CAVA is an R package to assit in working with dictionary (keywords/lexical text analysis) in a valid way. It allows you to use an embeddings model to do dictionary expansion/augmentation, check its coherence, (and at some future date) validation and analysis.
For a longer description, see our ICA Tool Demo abstract.
You can install CAVA from github:
remotes::install_github("vanatteveldt/CAVA")
Before starting, you need an embeddings model. Currently, we only support Fasttext .bin models. The code below downloads an English fasttext model:
if (!file.exists("cc.en.300.bin")) {
url = "https://dl.fbaipublicfiles.com/fasttext/vectors-crawl/cc.en.300.bin.gz"
options(timeout=4300) # assuming 1Mb/s
download.file(paste0(url), destfile = "cc.en.300.bin.gz")
R.utils::gunzip("cc.en.300.bin.gz") # Install R.utils if needed
}
The main functions exposed to cava are shown below. For a more elaborate example, please see the example usage file.
Loading the FastText mnodel, using the state of the union speeches as target corpus:
library(CAVA)
corpus = quanteda::corpus(sotu::sotu_text, docvars = sotu::sotu_meta)
vectors = load_fasttext("cc.en.300.bin", corpus)
Expanding a dictionary using wildcard and similarity:
dictionary = c("fin*", "eco*")
dictionary = expand_wildcards(dictionary, vectors)
candidates = similar_words(dictionary, vectors)
dictionary = c(dictionary, candidates$word[candidates$similarity>.4])
head(candidates)
word | similarity |
---|---|
investment | 0.5263631 |
investments | 0.5070851 |
monetary | 0.5067791 |
money | 0.5034836 |
ultimately | 0.4815412 |
profitable | 0.4813354 |
Expanding a dictionary using antonyms:
positive = c("good", "nice", "best", "happy")

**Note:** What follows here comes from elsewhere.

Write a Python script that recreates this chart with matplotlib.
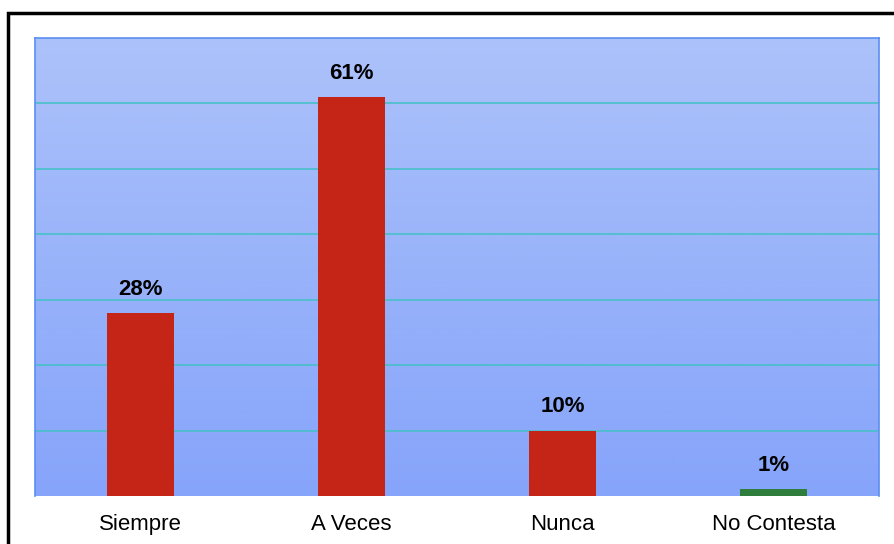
import numpy as np
import matplotlib
matplotlib.use("Agg")
import matplotlib.pyplot as plt
from matplotlib.patches import Rectangle

categories = ["Siempre", "A Veces", "Nunca", "No Contesta"]
values = [28, 61, 10, 1]
labels = ["28%", "61%", "10%", "1%"]
colors = ["#c42516", "#c42516", "#c42516", "#2e7d3c"]

plt.rcParams["font.family"] = ["Liberation Sans", "DejaVu Sans"]

W, H = 895, 544
fig = plt.figure(figsize=(W / 100, H / 100), dpi=100)
fig.patch.set_facecolor("white")

# plot area in pixels
x0, x1, y0, y1 = 35, 879, 38, 496
ax = fig.add_axes([x0 / W, 1 - y1 / H, (x1 - x0) / W, (y1 - y0) / H])

# vertical gradient background
top = np.array([172, 194, 250]) / 255
bot = np.array([134, 164, 250]) / 255
t = np.linspace(0, 1, 256)[:, None]
grad = (top * (1 - t) + bot * t)[:, None, :].repeat(2, axis=1)
ax.imshow(grad, extent=[0, 4, 0, 70], aspect="auto", zorder=0, origin="upper")

xs = np.arange(len(categories)) + 0.5
ax.bar(xs, values, width=0.313, color=colors, zorder=3)
for x, v, lab in zip(xs, values, labels):
    ax.text(x, v + 2.0, lab, ha="center", va="bottom", fontsize=16,
            fontweight="bold", color="black", zorder=4)

ax.set_xlim(0, 4)
ax.set_ylim(0, 70)
ax.set_yticks(np.arange(10, 70, 10))
ax.yaxis.grid(True, color="#48c0c8", lw=1.2, zorder=1)
ax.set_axisbelow(True)
ax.tick_params(axis="y", length=0, labelleft=False)
ax.set_xticks(xs)
ax.set_xticklabels(categories, fontsize=16)
ax.tick_params(axis="x", length=0, pad=13)
for side in ("left", "top", "right"):
    ax.spines[side].set_color("#5b8ef2")
    ax.spines[side].set_linewidth(1.2)
ax.spines["bottom"].set_visible(False)

# outer black frame (runs off the right and bottom edges)
fig.patches.append(Rectangle((8.0 / W, -0.05), 1.1, 1 - 12.5 / H + 0.05,
                             transform=fig.transFigure, fill=False,
                             edgecolor="black", lw=2.5))

fig.savefig("out.png", dpi=100)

negative = c("evil", "nasty", "worst", "bad", "unhappy")
candidates = similar_words(positive, vectors, antonyms = negative)
head(candidates)
word | similarity |
---|---|
great | 0.6968333 |
better | 0.6371742 |
decent | 0.6344477 |
excellent | 0.6282948 |
wonderful | 0.6057519 |
perfect | 0.6032647 |
Computing and plotting pairwise similarities:
similarities = pairwise_similarities(dictionary, vectors)
similarities |> similarity_graph(max_edges=100) |> plot()
Computing similarity to dictionary centroid (sorted with most distances words on top):
similarity_to_centroid(dictionary, vectors) |> head()
word | similarity |
---|---|
finished | 0.1932090 |
finish | 0.2300643 |
findings | 0.2401340 |
finest | 0.2455174 |
fine | 0.2593122 |
finds | 0.2703327 |